Given problem: Return the listing below verbatim. Pictures do not belong in the copy.

Given data:
──────
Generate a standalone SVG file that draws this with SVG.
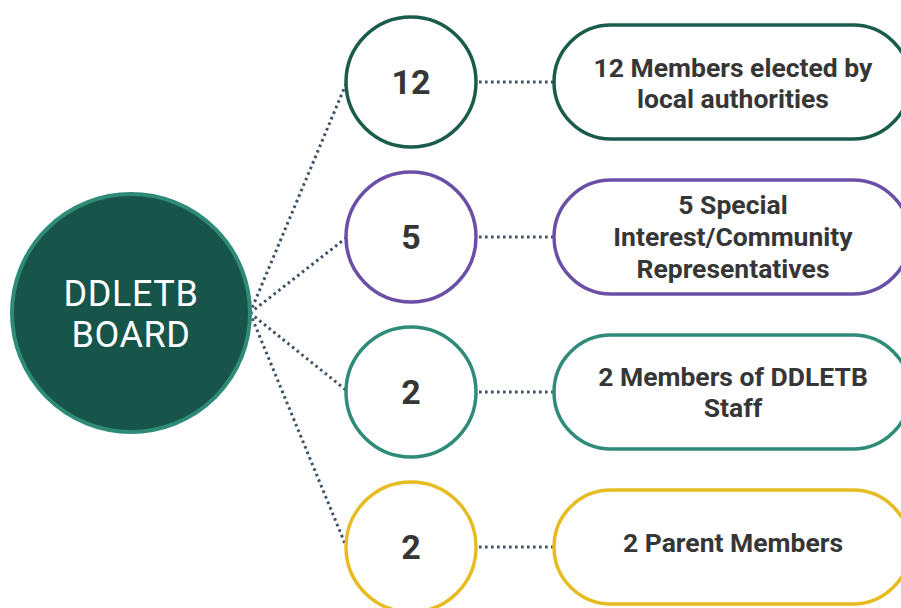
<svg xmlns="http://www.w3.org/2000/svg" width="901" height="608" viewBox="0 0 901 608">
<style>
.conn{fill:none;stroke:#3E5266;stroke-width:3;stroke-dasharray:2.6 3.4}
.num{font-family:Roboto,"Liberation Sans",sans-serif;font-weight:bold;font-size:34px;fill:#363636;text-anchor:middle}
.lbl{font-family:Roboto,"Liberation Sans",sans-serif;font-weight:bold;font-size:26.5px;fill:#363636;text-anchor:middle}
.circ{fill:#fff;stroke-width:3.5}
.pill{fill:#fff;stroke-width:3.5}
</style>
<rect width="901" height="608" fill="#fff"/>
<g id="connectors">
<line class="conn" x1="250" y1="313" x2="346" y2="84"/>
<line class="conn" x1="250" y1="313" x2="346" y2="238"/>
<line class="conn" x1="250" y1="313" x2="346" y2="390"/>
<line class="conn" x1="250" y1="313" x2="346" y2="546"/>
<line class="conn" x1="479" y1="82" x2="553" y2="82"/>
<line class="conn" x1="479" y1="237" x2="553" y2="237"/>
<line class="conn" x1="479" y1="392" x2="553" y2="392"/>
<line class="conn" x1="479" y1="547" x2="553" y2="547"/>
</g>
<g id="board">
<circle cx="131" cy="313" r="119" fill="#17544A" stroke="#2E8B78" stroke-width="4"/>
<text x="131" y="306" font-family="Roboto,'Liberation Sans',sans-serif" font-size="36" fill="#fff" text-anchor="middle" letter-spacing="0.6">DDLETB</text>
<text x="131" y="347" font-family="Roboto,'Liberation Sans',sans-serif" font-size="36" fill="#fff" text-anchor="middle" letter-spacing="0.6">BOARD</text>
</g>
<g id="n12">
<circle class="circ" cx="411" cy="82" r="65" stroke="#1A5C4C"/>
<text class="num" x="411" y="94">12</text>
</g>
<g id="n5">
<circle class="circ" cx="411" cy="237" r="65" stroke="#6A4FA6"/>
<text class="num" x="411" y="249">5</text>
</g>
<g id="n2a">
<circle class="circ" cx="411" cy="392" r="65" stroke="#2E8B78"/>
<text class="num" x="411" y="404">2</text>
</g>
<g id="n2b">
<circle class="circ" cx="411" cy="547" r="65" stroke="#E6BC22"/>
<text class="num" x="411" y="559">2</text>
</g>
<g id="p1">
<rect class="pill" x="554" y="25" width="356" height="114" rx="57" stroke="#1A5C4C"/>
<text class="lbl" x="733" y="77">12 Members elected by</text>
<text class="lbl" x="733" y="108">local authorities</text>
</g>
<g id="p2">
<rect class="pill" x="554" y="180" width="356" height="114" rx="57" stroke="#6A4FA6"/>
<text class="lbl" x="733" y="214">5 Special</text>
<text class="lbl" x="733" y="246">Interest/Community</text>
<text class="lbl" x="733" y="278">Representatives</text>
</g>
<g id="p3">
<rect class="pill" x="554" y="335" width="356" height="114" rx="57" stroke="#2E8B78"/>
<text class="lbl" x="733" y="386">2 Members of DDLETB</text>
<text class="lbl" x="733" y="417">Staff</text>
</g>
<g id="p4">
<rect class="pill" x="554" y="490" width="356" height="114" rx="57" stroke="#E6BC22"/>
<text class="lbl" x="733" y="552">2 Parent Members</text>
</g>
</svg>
──────
Answer to the problem:
Generate a standalone SVG file that draws this with SVG.
<svg xmlns="http://www.w3.org/2000/svg" width="901" height="608" viewBox="0 0 901 608">
<style>
.conn{fill:none;stroke:#3E5266;stroke-width:3;stroke-dasharray:2.6 3.4}
.num{font-family:Roboto,"Liberation Sans",sans-serif;font-weight:bold;font-size:34px;fill:#363636;text-anchor:middle}
.lbl{font-family:Roboto,"Liberation Sans",sans-serif;font-weight:bold;font-size:26.5px;fill:#363636;text-anchor:middle}
.circ{fill:#fff;stroke-width:3.5}
.pill{fill:#fff;stroke-width:3.5}
</style>
<rect width="901" height="608" fill="#fff"/>
<g id="connectors">
<line class="conn" x1="250" y1="313" x2="346" y2="84"/>
<line class="conn" x1="250" y1="313" x2="346" y2="238"/>
<line class="conn" x1="250" y1="313" x2="346" y2="390"/>
<line class="conn" x1="250" y1="313" x2="346" y2="546"/>
<line class="conn" x1="479" y1="82" x2="553" y2="82"/>
<line class="conn" x1="479" y1="237" x2="553" y2="237"/>
<line class="conn" x1="479" y1="392" x2="553" y2="392"/>
<line class="conn" x1="479" y1="547" x2="553" y2="547"/>
</g>
<g id="board">
<circle cx="131" cy="313" r="119" fill="#17544A" stroke="#2E8B78" stroke-width="4"/>
<text x="131" y="306" font-family="Roboto,'Liberation Sans',sans-serif" font-size="36" fill="#fff" text-anchor="middle" letter-spacing="0.6">DDLETB</text>
<text x="131" y="347" font-family="Roboto,'Liberation Sans',sans-serif" font-size="36" fill="#fff" text-anchor="middle" letter-spacing="0.6">BOARD</text>
</g>
<g id="n12">
<circle class="circ" cx="411" cy="82" r="65" stroke="#1A5C4C"/>
<text class="num" x="411" y="94">12</text>
</g>
<g id="n5">
<circle class="circ" cx="411" cy="237" r="65" stroke="#6A4FA6"/>
<text class="num" x="411" y="249">5</text>
</g>
<g id="n2a">
<circle class="circ" cx="411" cy="392" r="65" stroke="#2E8B78"/>
<text class="num" x="411" y="404">2</text>
</g>
<g id="n2b">
<circle class="circ" cx="411" cy="547" r="65" stroke="#E6BC22"/>
<text class="num" x="411" y="559">2</text>
</g>
<g id="p1">
<rect class="pill" x="554" y="25" width="356" height="114" rx="57" stroke="#1A5C4C"/>
<text class="lbl" x="733" y="77">12 Members elected by</text>
<text class="lbl" x="733" y="108">local authorities</text>
</g>
<g id="p2">
<rect class="pill" x="554" y="180" width="356" height="114" rx="57" stroke="#6A4FA6"/>
<text class="lbl" x="733" y="214">5 Special</text>
<text class="lbl" x="733" y="246">Interest/Community</text>
<text class="lbl" x="733" y="278">Representatives</text>
</g>
<g id="p3">
<rect class="pill" x="554" y="335" width="356" height="114" rx="57" stroke="#2E8B78"/>
<text class="lbl" x="733" y="386">2 Members of DDLETB</text>
<text class="lbl" x="733" y="417">Staff</text>
</g>
<g id="p4">
<rect class="pill" x="554" y="490" width="356" height="114" rx="57" stroke="#E6BC22"/>
<text class="lbl" x="733" y="552">2 Parent Members</text>
</g>
</svg>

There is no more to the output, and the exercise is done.